By the 5th and 6th of Edward VI. cap. 14, it was enacted, that whoever should buy any corn or grain, with intent to sell it again, should be reputed an unlawful engrosser, and should, for the first fault, suffer two months imprisonment, and forfeit the value of the corn; for the second, suffer six months imprisonment, and forfeit double the value; and, for the third, be set in the pillory, suffer imprisonment during the king's pleasure, and forfeit all his goods and chattels. The ancient policy of most other parts of Europe was no better than that of England.

Our ancestors seem to have imagined, that the people would buy their corn cheaper of the farmer than of the corn merchant, who, they were afraid, would require, over and above, the price which he paid to the farmer, an exorbitant profit to himself. They endeavoured, therefore, to annihilate his trade altogether. They even endeavoured to hinder, as much as possible, any middle man of any kind from coming in between the grower and the consumer; and this was the meaning of the many restraints which they imposed upon the trade of those whom they called kidders, or carriers of corn; a trade which nobody was allowed to exercise without a licence, ascertaining his qualifications as a man of probity and fair dealing. The authority of three justices of the peace was, by the statute of Edward VI. necessary in order to grant this licence. But even this restraint was afterwards thought insufficient, and, by a statute of Elizabeth, the privilege of granting it was confined to the quarter-sessions.

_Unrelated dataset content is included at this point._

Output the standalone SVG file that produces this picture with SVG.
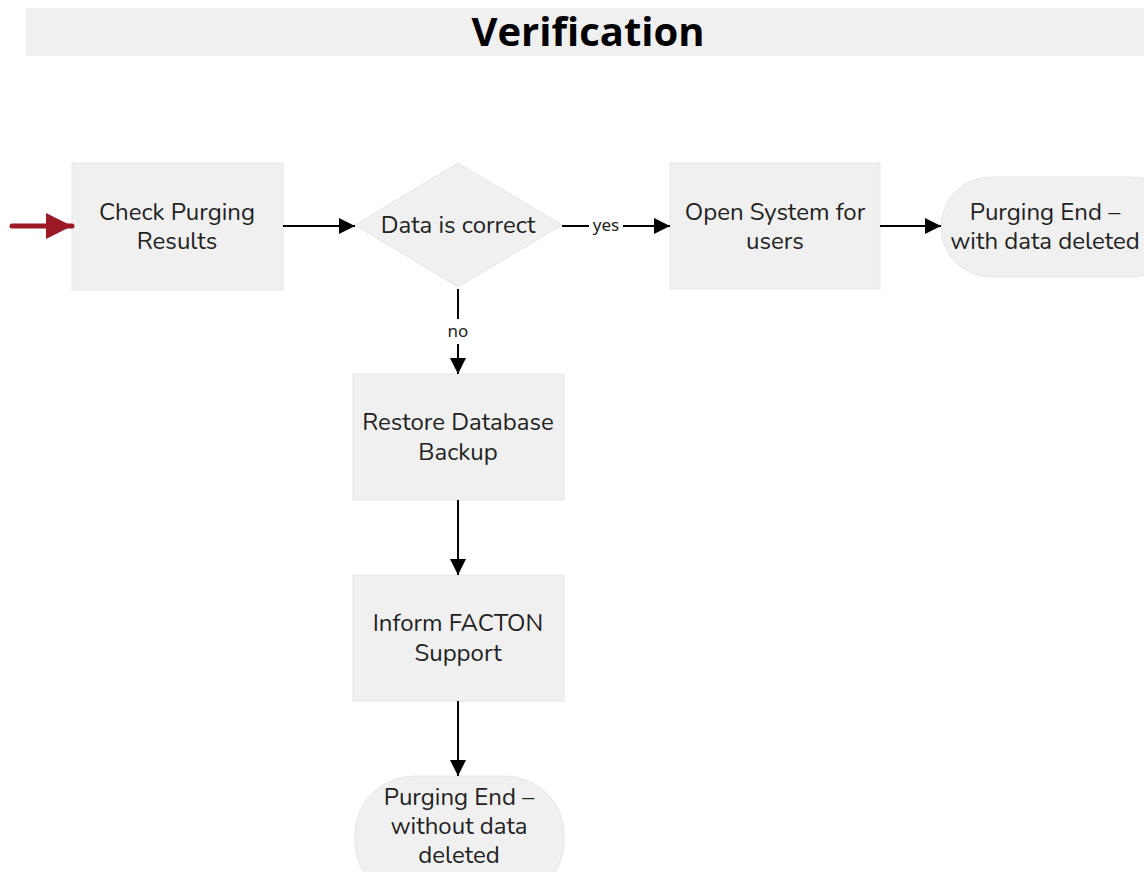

The ancient policy of Europe endeavoured, in this manner, to regulate agriculture, the great trade of the country, by maxims quite different from those which it established with regard to manufactures, the great trade of the towns. By leaving a farmer no other customers but either the consumers or their immediate factors, the kidders and carriers of corn, it endeavoured to force him to exercise the trade, not only of a farmer, but of a corn merchant, or corn retailer. On the contrary, it, in many cases, prohibited the manufacturer from exercising the trade of a shopkeeper, or from selling his own goods by retail. It meant, by the one law, to promote the general interest of the country, or to render corn cheap, without, perhaps, its being well understood how this was to be done. By the other, it meant to promote that of a particular order of men, the shopkeepers, who would be so much undersold by the manufacturer, it was supposed, that their trade would be ruined, if he was allowed to retail at all.

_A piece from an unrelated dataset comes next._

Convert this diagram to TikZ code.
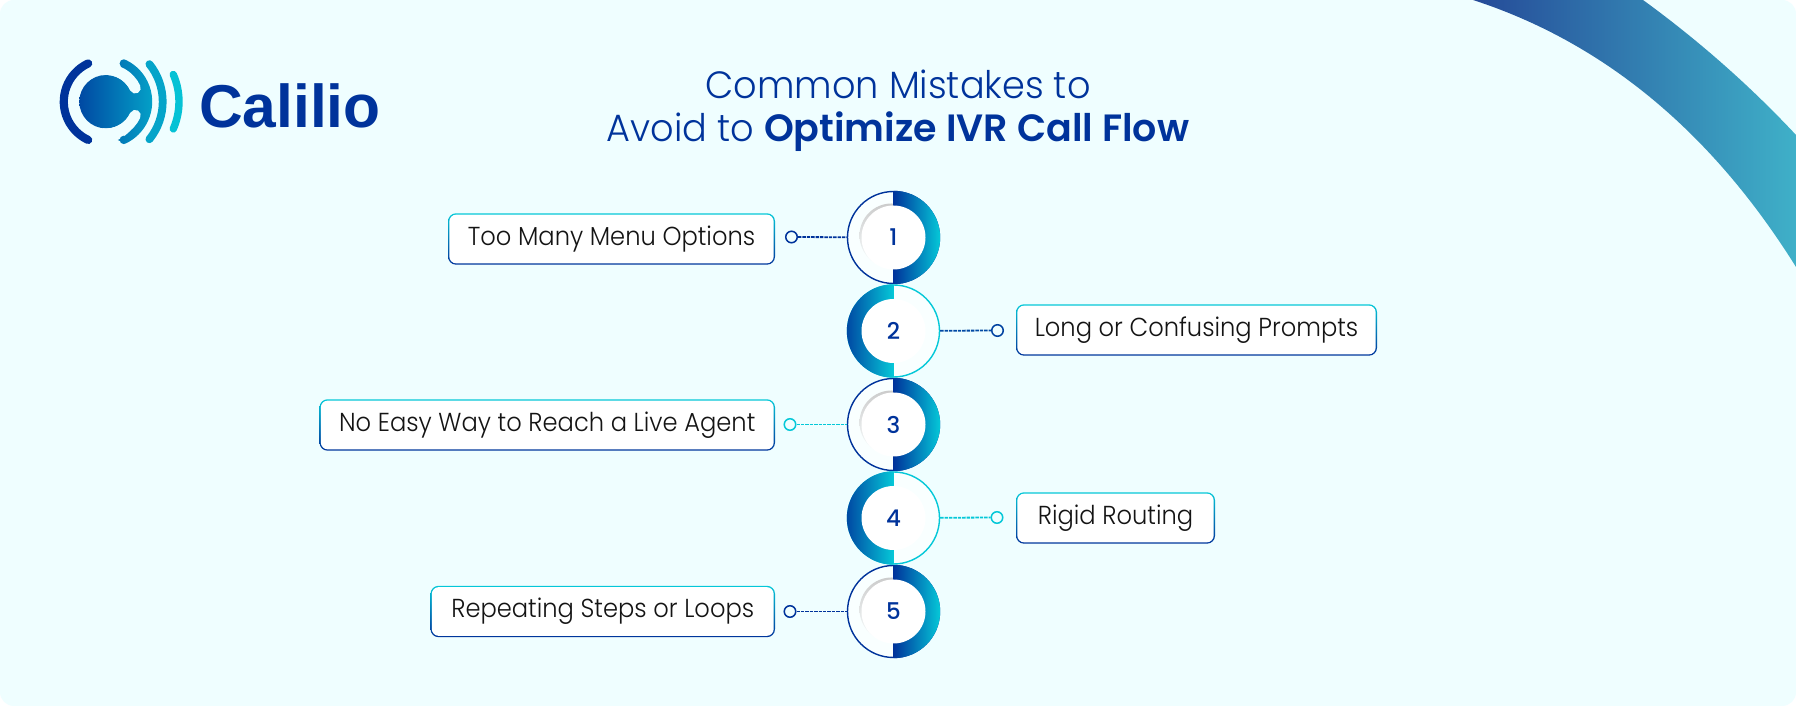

The manufacturer, however, though he had been allowed to keep a shop, and to sell his own goods by retail, could not have undersold the common shopkeeper. Whatever part of his capital he might have placed in his shop, he must have withdrawn it from his manufacture. In order to carry on his business on a level with that of other people, as he must have had the profit of a manufacturer on the one part, so he must have had that of a shopkeeper upon the other. Let us suppose, for example, that in the particular town where he lived, ten per cent. was the ordinary profit both of manufacturing and shopkeeping stock; he must in this case have charged upon every piece of his own goods, which he sold in his shop, a profit of twenty per cent. When he carried them from his workhouse to his shop, he must have valued them at the price for which he could have sold them to a dealer or shopkeeper, who would have bought them by wholesale. If he valued them lower, he lost a part of the profit of his manufacturing capital. When, again, he sold them from his shop, unless he got the same price at which a shopkeeper would have sold them, he lost a part of the profit of his shopkeeping capital. Though he might appear, therefore, to make a double profit upon the same piece of goods, yet, as these goods made successively a part of two distinct capitals, he made but a single profit upon the whole capital employed about them; and if he made less than his profit, he was a loser, and did not employ his whole capital with the same advantage as the greater of part of his neighbours.

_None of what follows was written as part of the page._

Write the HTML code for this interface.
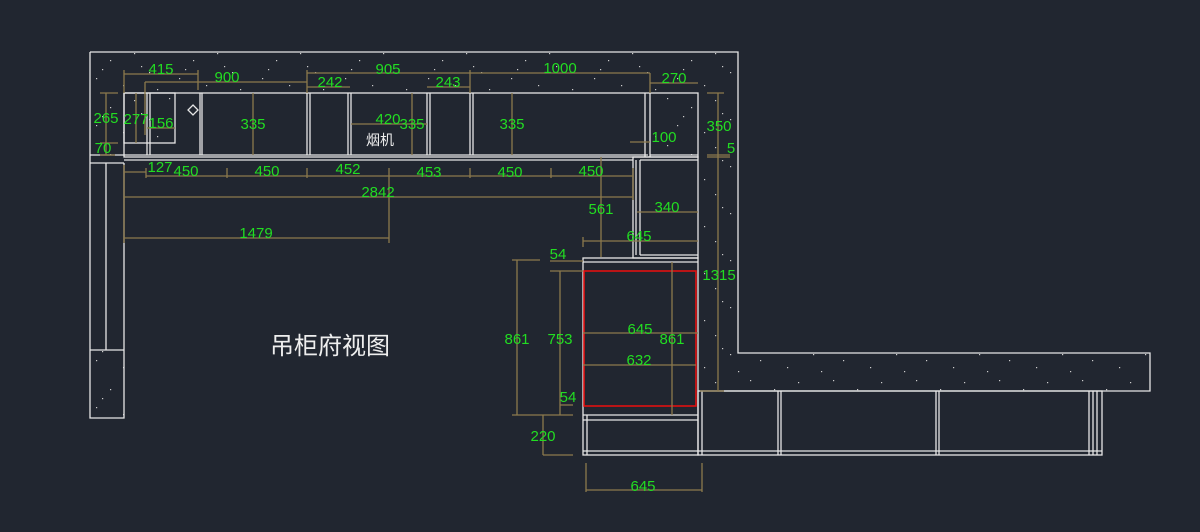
<!DOCTYPE html>
<html><head><meta charset="utf-8"><style>
html,body{margin:0;padding:0;background:#212630;}
svg{display:block}
text{font-family:"Liberation Sans","Noto Sans CJK SC",sans-serif;}
.g{fill:#22dd22;font-size:15px;text-anchor:middle}
.w{stroke:#e6e6e6;stroke-width:1.3;fill:none}
.d{stroke:#8c7a4c;stroke-width:1.3;fill:none}
</style></head><body>
<svg width="1200" height="532" viewBox="0 0 1200 532" xmlns="http://www.w3.org/2000/svg">
<defs>
<pattern id="sp" width="83" height="47" patternUnits="userSpaceOnUse">
<rect x="3" y="4" width="1.2" height="1.2" fill="#ccc"/>
<rect x="27" y="13" width="1.2" height="1.2" fill="#ccc"/>
<rect x="51" y="6" width="1.2" height="1.2" fill="#ccc"/>
<rect x="13" y="31" width="1.2" height="1.2" fill="#ccc"/>
<rect x="40" y="38" width="1.2" height="1.2" fill="#ccc"/>
<rect x="66" y="25" width="1.2" height="1.2" fill="#ccc"/>
<rect x="74" y="42" width="1.2" height="1.2" fill="#ccc"/>
<rect x="58" y="19" width="1.2" height="1.2" fill="#ccc"/>
<rect x="19" y="22" width="1.2" height="1.2" fill="#ccc"/>
</pattern>
</defs>
<rect width="1200" height="532" fill="#212630"/>
<path d="M90,52 H738 V353 H1150 V391 H698 V93 H124 V155 H90 Z" fill="url(#sp)"/>
<rect x="90" y="350" width="34" height="68" fill="url(#sp)"/>
<rect x="124" y="93" width="51" height="50" fill="url(#sp)"/>
<rect x="650" y="93" width="48" height="64" fill="url(#sp)"/>
<path class="w" d="M90,52 H738 V353 H1150 V391 H700"/>
<path class="w" d="M90,52 V418 H124 V163"/>
<line class="w" x1="106" y1="163" x2="106" y2="350"/>
<line class="w" x1="90" y1="350" x2="124" y2="350"/>
<line class="w" x1="90" y1="163" x2="124" y2="163"/>
<line class="w" x1="90" y1="155" x2="124" y2="155"/>
<rect class="w" x="124" y="93" width="574" height="64"/>
<line class="w" x1="124" y1="155" x2="648" y2="155"/>
<line class="w" x1="124" y1="160" x2="633" y2="160"/>
<rect class="w" x="124" y="93" width="51" height="50"/>
<g class="w">
<line x1="147" y1="93" x2="147" y2="155"/><line x1="150" y1="93" x2="150" y2="155"/>
<line x1="200" y1="93" x2="200" y2="155"/><line x1="202" y1="93" x2="202" y2="155"/>
<line x1="307" y1="93" x2="307" y2="155"/><line x1="310" y1="93" x2="310" y2="155"/>
<line x1="348" y1="93" x2="348" y2="155"/><line x1="351" y1="93" x2="351" y2="155"/>
<line x1="427" y1="93" x2="427" y2="155"/><line x1="430" y1="93" x2="430" y2="155"/>
<line x1="470" y1="93" x2="470" y2="155"/><line x1="473" y1="93" x2="473" y2="155"/>
<line x1="645" y1="93" x2="645" y2="157"/><line x1="650" y1="93" x2="650" y2="157"/>
<line x1="650" y1="155" x2="698" y2="155"/>
</g>
<path class="w" d="M193,105 L198,110 L193,115 L188,110 Z"/>
<rect class="w" x="633" y="157" width="65" height="101"/>
<line class="w" x1="636" y1="160" x2="636" y2="255"/>
<line class="w" x1="640" y1="160" x2="640" y2="255"/>
<line class="w" x1="640" y1="160" x2="698" y2="160"/>
<line class="w" x1="640" y1="255" x2="698" y2="255"/>
<rect class="w" x="583" y="258" width="115" height="197"/>
<line class="w" x1="583" y1="262" x2="698" y2="262"/>
<line class="w" x1="583" y1="415" x2="698" y2="415"/>
<line class="w" x1="583" y1="420" x2="698" y2="420"/>
<line class="w" x1="587" y1="415" x2="587" y2="455"/>
<line class="w" x1="583" y1="451" x2="1102" y2="451"/>
<rect x="584" y="271" width="112" height="135" fill="none" stroke="#e01010" stroke-width="1.6"/>
<rect class="w" x="698" y="391" width="404" height="64"/>
<g class="w">
<line x1="702" y1="391" x2="702" y2="455"/>
<line x1="778" y1="391" x2="778" y2="455"/><line x1="781" y1="391" x2="781" y2="455"/>
<line x1="936" y1="391" x2="936" y2="455"/><line x1="939" y1="391" x2="939" y2="455"/>
<line x1="1089" y1="391" x2="1089" y2="455"/><line x1="1093" y1="391" x2="1093" y2="455"/><line x1="1097" y1="391" x2="1097" y2="455"/>
</g>
<g class="d">
<line x1="124" y1="74" x2="198" y2="74"/><line x1="124" y1="70" x2="124" y2="93"/><line x1="198" y1="70" x2="198" y2="90"/>
<line x1="145" y1="82" x2="307" y2="82"/><line x1="145" y1="82" x2="145" y2="135"/>
<line x1="307" y1="73" x2="470" y2="73"/><line x1="307" y1="70" x2="307" y2="93"/>
<line x1="307" y1="87" x2="350" y2="87"/><line x1="427" y1="87" x2="470" y2="87"/>
<line x1="470" y1="73" x2="650" y2="73"/><line x1="470" y1="70" x2="470" y2="93"/>
<line x1="650" y1="83" x2="698" y2="83"/><line x1="650" y1="73" x2="650" y2="93"/>
<line x1="106" y1="93" x2="106" y2="155"/><line x1="100" y1="93" x2="118" y2="93"/><line x1="100" y1="143" x2="118" y2="143"/><line x1="100" y1="155" x2="115" y2="155"/>
<line x1="136" y1="93" x2="136" y2="143"/>
<line x1="147" y1="128" x2="175" y2="128"/>
<line x1="253" y1="93" x2="253" y2="155"/>
<line x1="412" y1="93" x2="412" y2="155"/>
<line x1="512" y1="93" x2="512" y2="155"/>
<line x1="351" y1="124" x2="427" y2="124"/>
<line x1="630" y1="142" x2="650" y2="142"/>
<line x1="718" y1="93" x2="718" y2="391"/><line x1="707" y1="93" x2="724" y2="93"/><line x1="707" y1="155" x2="730" y2="155"/><line x1="707" y1="157" x2="730" y2="157"/><line x1="700" y1="391" x2="724" y2="391"/>
<line x1="124" y1="172" x2="146" y2="172"/>
<line x1="146" y1="176" x2="633" y2="176"/>
<line x1="124" y1="165" x2="124" y2="243"/>
<line x1="146" y1="168" x2="146" y2="178"/><line x1="227" y1="168" x2="227" y2="178"/><line x1="307" y1="168" x2="307" y2="178"/><line x1="389" y1="168" x2="389" y2="243"/><line x1="470" y1="168" x2="470" y2="178"/><line x1="551" y1="168" x2="551" y2="178"/><line x1="633" y1="168" x2="633" y2="200"/>
<line x1="124" y1="197" x2="633" y2="197"/>
<line x1="124" y1="238" x2="389" y2="238"/>
<line x1="601" y1="157" x2="601" y2="257"/>
<line x1="637" y1="212" x2="698" y2="212"/>
<line x1="583" y1="241" x2="698" y2="241"/><line x1="583" y1="237" x2="583" y2="247"/>
<line x1="550" y1="261" x2="583" y2="261"/><line x1="550" y1="271" x2="583" y2="271"/>
<line x1="517" y1="260" x2="517" y2="415"/><line x1="512" y1="260" x2="540" y2="260"/>
<line x1="560" y1="271" x2="560" y2="415"/>
<line x1="560" y1="405" x2="573" y2="405"/>
<line x1="512" y1="415" x2="573" y2="415"/>
<line x1="543" y1="415" x2="543" y2="455"/><line x1="543" y1="455" x2="573" y2="455"/>
<line x1="583" y1="333" x2="698" y2="333"/>
<line x1="583" y1="365" x2="696" y2="365"/>
<line x1="672" y1="262" x2="672" y2="415"/>
<line x1="586" y1="490" x2="702" y2="490"/><line x1="586" y1="463" x2="586" y2="492"/><line x1="702" y1="463" x2="702" y2="492"/>
</g>
<g class="g">
<text x="161" y="74">415</text><text x="227" y="82">900</text><text x="388" y="74">905</text>
<text x="330" y="87">242</text><text x="448" y="87">243</text><text x="560" y="73">1000</text><text x="674" y="83">270</text>
<text x="106" y="123">265</text><text x="103" y="153">70</text><text x="136" y="124">277</text><text x="161" y="128">156</text>
<text x="253" y="129">335</text><text x="388" y="124">420</text><text x="412" y="129">335</text><text x="512" y="129">335</text>
<text x="664" y="142">100</text><text x="719" y="131">350</text><text x="731" y="153">5</text>
<text x="160" y="172">127</text><text x="186" y="176">450</text><text x="267" y="176">450</text><text x="348" y="174">452</text>
<text x="429" y="177">453</text><text x="510" y="177">450</text><text x="591" y="176">450</text>
<text x="378" y="197">2842</text><text x="256" y="238">1479</text>
<text x="601" y="214">561</text><text x="667" y="212">340</text><text x="639" y="241">645</text>
<text x="558" y="259">54</text><text x="719" y="280">1315</text>
<text x="517" y="344">861</text><text x="560" y="344">753</text>
<text x="640" y="334">645</text><text x="672" y="344">861</text><text x="639" y="365">632</text>
<text x="568" y="402">54</text><text x="543" y="441">220</text><text x="643" y="491">645</text>
</g>
<text x="380" y="145" fill="#eee" font-size="14" text-anchor="middle">烟机</text>
<text x="330" y="354" fill="#eee" font-size="24" text-anchor="middle">吊柜府视图</text>
</svg>
</body></html>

What the manufacturer was prohibited to do, the farmer was in some measure enjoined to do; to divide his capital between two different employments; to keep one part of it in his granaries and stack-yard, for supplying the occasional demands of the market, and to employ the other in the cultivation of his land. But as he could not afford to employ the latter for less than the ordinary profits of farming stock, so he could as little afford to employ the former for less than the ordinary profits of mercantile stock. Whether the stock which really carried on the business of a corn merchant belonged to the person who was called a farmer, or to the person who was called a corn merchant, an equal profit was in both cases requisite, in order to indemnify its owner for employing it in this manner, in order to put his business on a level with other trades, and in order to hinder him from having an interest to change it as soon as possible for some other. The farmer, therefore, who was thus forced to exercise the trade of a corn merchant, could not afford to sell his corn cheaper than any other corn merchant would have been obliged to do in the case a free competition.

The dealer who can employ his whole stock in one single branch of business, has an advantage of the same kind with the workman who can employ his whole labour in one single operation. As the latter acquires a dexterity which enables him, with the same two hands, to perform a much greater quantity of work, so the former acquires so easy and ready a method of transacting his business, of buying and disposing of his goods, that, with the same capital he can transact a much greater quantity of business. As the one can commonly afford his work a good deal cheaper, so the other can commonly afford his goods somewhat cheaper, than if his stock and attention were both employed about a greater variety of objects. The greater part of manufacturers could not afford to retail their own goods so cheap as a vigilant and active shopkeeper, whose sole business it was to buy them by wholesale and to retail them again. The greater part of farmers could still less afford to retail their own corn, to supply the inhabitants of a town, at perhaps four or five miles distance from the greater part of them, so cheap as a vigilant and active corn merchant, whose sole business it was to purchase corn by wholesale, to collect it into a great magazine, and to retail it again.

The law which prohibited the manufacturer from exercising the trade of a shopkeeper, endeavoured to force this division in the employment of stock to go on faster than it might otherwise have done. The law which obliged the farmer to exercise the trade of a corn merchant, endeavoured to hinder it from going on so fast. Both laws were evident violations of natural liberty, and therefore unjust; and they were both, too, as impolitic as they were unjust. It is the interest of every society, that things of this kind should never either be forced or obstructed. The man who employs either his labour or his stock in a greater variety of ways than his situation renders necessary, can never hurt his neighbour by underselling him. He may hurt himself, and he generally does so. Jack-of-all-trades will never be rich, says the proverb. But the law ought always to trust people with the care of their own interest, as in their local situations they must generally be able to judge better of it than the legislature can do. The law, however, which obliged the farmer to exercise the trade of a corn merchant was by far the most pernicious of the two.